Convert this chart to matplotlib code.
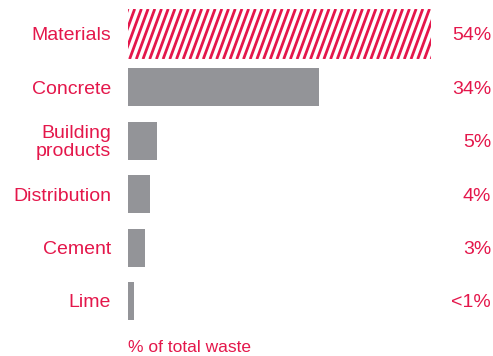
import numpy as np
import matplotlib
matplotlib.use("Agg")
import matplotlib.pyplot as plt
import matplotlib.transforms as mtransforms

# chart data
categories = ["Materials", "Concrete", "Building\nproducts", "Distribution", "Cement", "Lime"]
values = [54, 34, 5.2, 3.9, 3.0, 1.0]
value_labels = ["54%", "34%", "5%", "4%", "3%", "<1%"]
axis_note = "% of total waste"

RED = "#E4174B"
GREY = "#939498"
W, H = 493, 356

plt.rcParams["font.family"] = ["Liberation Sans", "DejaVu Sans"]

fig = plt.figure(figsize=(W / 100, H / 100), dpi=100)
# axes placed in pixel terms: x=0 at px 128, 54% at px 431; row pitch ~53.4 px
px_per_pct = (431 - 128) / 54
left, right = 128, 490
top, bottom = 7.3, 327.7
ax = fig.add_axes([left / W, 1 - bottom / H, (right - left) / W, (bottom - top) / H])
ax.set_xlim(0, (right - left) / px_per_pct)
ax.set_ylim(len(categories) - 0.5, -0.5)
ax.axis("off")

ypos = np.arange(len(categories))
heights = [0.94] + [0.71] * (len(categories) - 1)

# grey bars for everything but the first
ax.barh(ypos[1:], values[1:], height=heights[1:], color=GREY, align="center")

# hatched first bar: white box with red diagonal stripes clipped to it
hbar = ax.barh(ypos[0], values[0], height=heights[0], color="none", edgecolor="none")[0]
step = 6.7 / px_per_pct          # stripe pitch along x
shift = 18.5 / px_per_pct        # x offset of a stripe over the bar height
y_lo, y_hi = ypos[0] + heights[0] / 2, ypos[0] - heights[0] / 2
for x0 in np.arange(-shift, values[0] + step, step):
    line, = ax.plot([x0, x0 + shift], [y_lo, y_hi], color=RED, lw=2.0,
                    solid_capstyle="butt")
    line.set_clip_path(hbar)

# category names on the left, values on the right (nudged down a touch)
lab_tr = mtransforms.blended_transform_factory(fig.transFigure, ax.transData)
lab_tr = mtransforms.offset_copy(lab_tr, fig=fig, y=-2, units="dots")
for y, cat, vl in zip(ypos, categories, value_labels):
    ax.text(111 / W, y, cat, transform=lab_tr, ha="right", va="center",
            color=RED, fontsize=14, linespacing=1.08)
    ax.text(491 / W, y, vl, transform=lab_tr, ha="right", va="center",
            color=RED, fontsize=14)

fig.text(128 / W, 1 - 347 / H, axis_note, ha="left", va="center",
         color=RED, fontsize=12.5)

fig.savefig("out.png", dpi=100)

******

◆ Given task
Give every line of the material that includes the string "matplotlib".

◆ Output
Convert this chart to matplotlib code.
import matplotlib
matplotlib.use("Agg")
import matplotlib.pyplot as plt
import matplotlib.transforms as mtransforms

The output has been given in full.